Probably the most obvious of these is the technical challenge of encrypting and decrypting large volumes of data at the sort of speeds modern users expect (or even demand). Managing the encryption keys is also likely to be more of a challenge than it is with regular data.
To address these challenges, organizations should follow best practices:
Using Strong Encryption Algorithms: Employ robust encryption algorithms like AES (Advanced Encryption Standard) for better security.
Implementing key rotation: Regularly change encryption keys to minimize the risk associated with compromised keys.
Secure storage of encryption keys: Ensure encryption keys are securely stored and managed, reducing the chances of unauthorized access.
Implementing robust access controls effectively can be a challenge when dealing with big data. Fortunately, the process can be broken down into five key steps.
Data segmentation: With data segmenting, data is classified according to type and/or level of sensitivity. Access can be granted to any or even all of the data segments according to organization requirements. The fact that any user can access any of the data (if they need it) is what differentiates data segmentation from data silos.
Role-based access controls: Using RBACs means that users only have access to the data that is directly relevant to their function.
Permission management: This is a subset of RBACs but it’s worth highlighting on its own. Permission management defines the extent (if any) to which users can manipulate the data to which they have access.
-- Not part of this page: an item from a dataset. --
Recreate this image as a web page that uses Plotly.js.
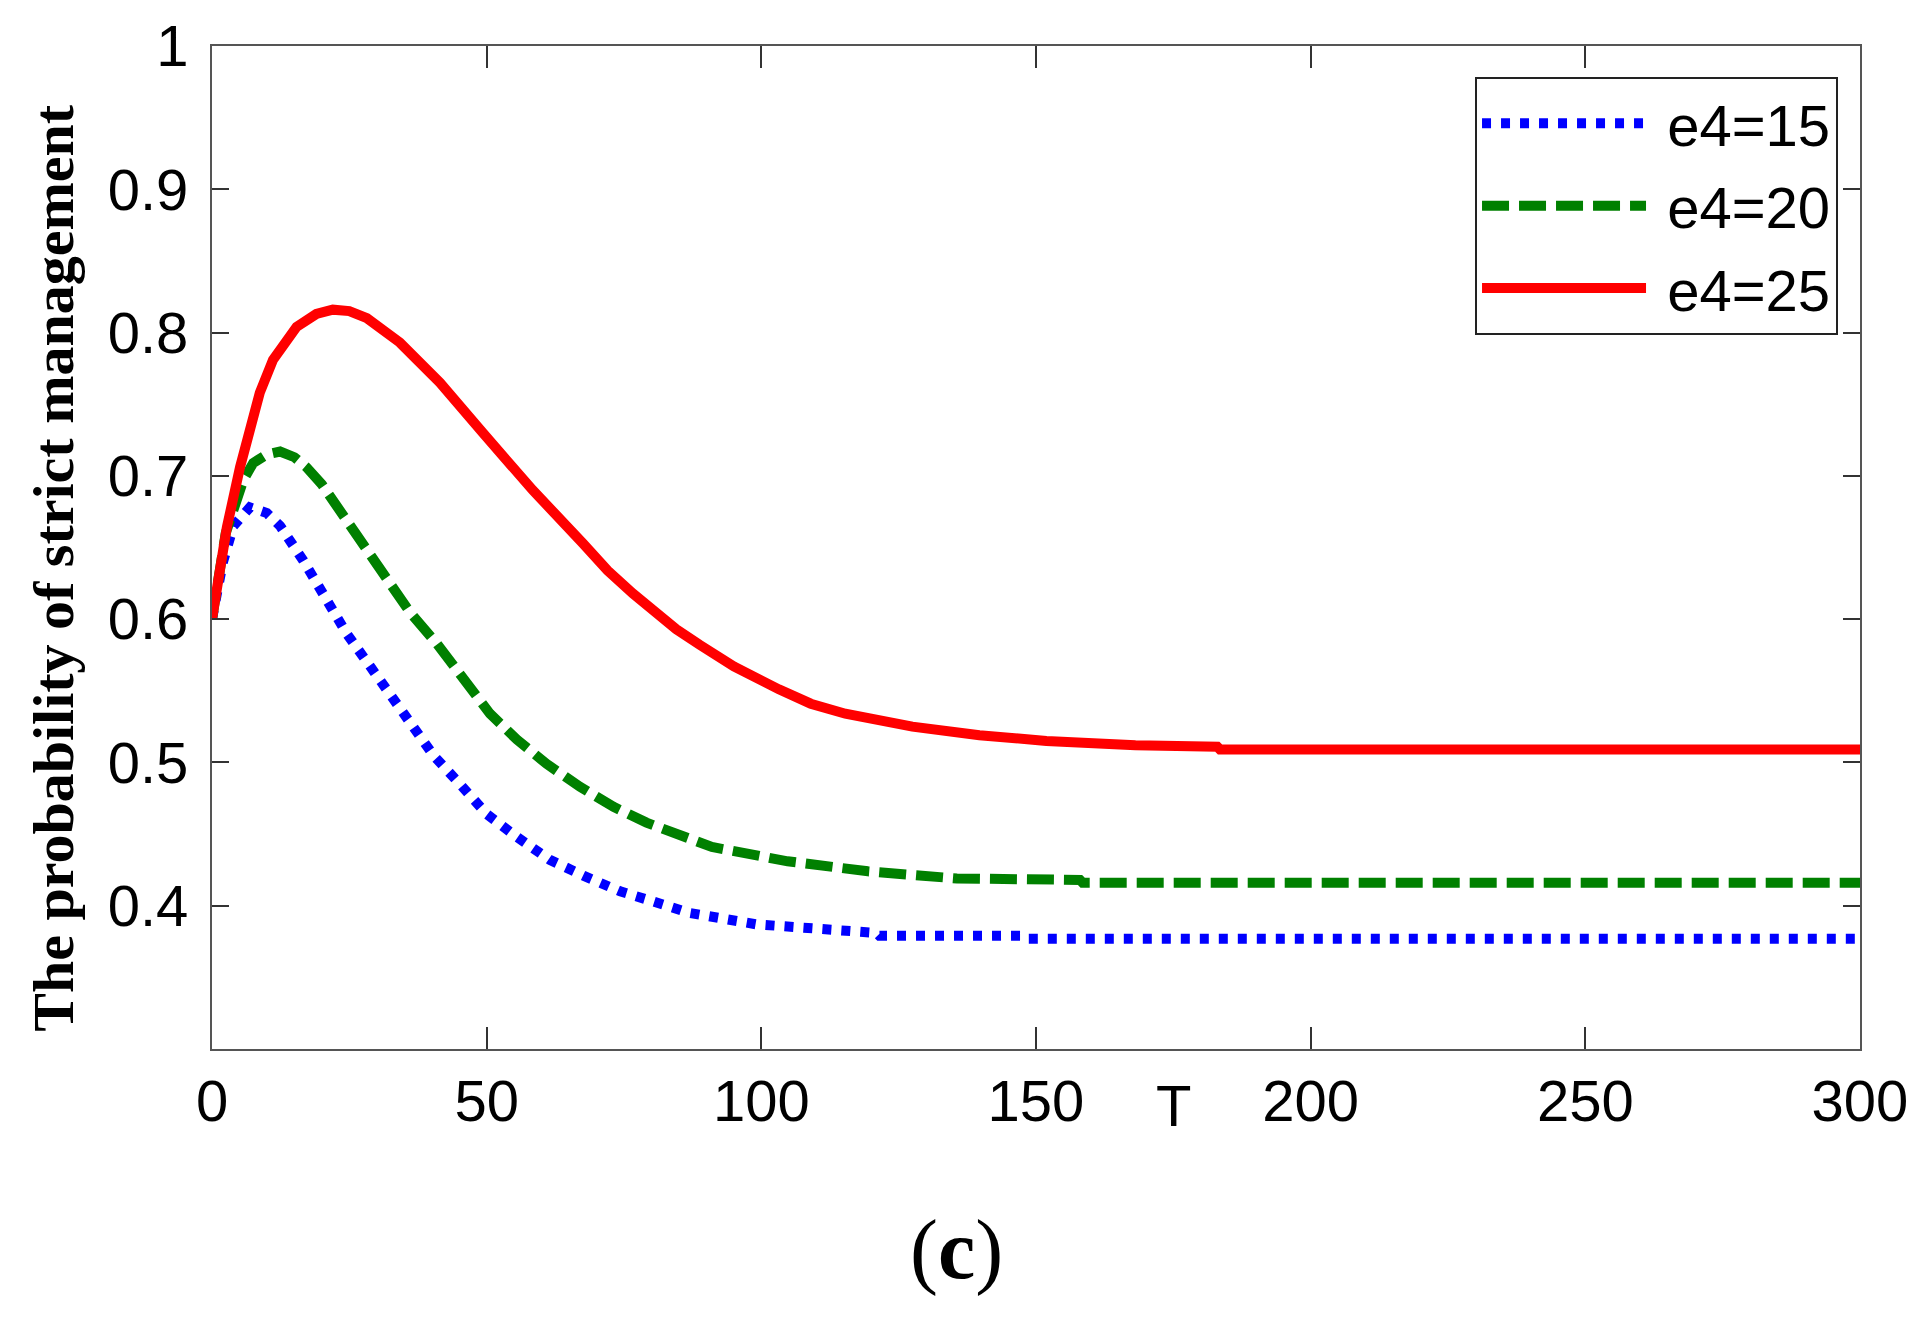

Multi-Factor Authentication (MFA): MFA enhances security by combining something the user knows (e.g., a password) with something they have (e.g., a fingerprint or a mobile app-generated code). The use of MFA is now standard across sensitive applications (even in the consumer segment). It should certainly be used for big data in data centers.
Logging and auditing: Logging and auditing are essential for verifying that what is actually happening is in line with what you think ought to be happening.
Given that data is so valuable, it follows that big data needs strong protection against threats both internal and external. This means that real-time monitoring systems are essential for threat detection. It can often be very beneficial to use AI-powered solutions.
AI can also be very helpful in threat prevention. In particular, it can be used in behavioral analytics. Behavioral analytics assesses user behavior and identifies anomalies or suspicious actions. It creates user profiles to understand typical behavior, making it easier to spot deviations.
With that said, you still need to work on the assumption that your security defenses are going to be breached from time to time. This means you need an effective incident response plan in place.
Your incident response plan should cover the entire lifecycle of the incident from identification and classification to closure and lessons learned. It should be periodically tested to ensure that it works as expected.
With data centers, physical security starts with the choice of location. A location needs to have access to critical infrastructure and have minimal vulnerability to environmental threats. At the same time, it needs to be possible to implement effective physical access controls.
This means that a location needs to have a secure perimeter and monitored entry/exit points. Ideally, the location should be camouflaged in some way (e.g. with landscaping). At a minimum, its address should only be disclosed on a need-to-know basis.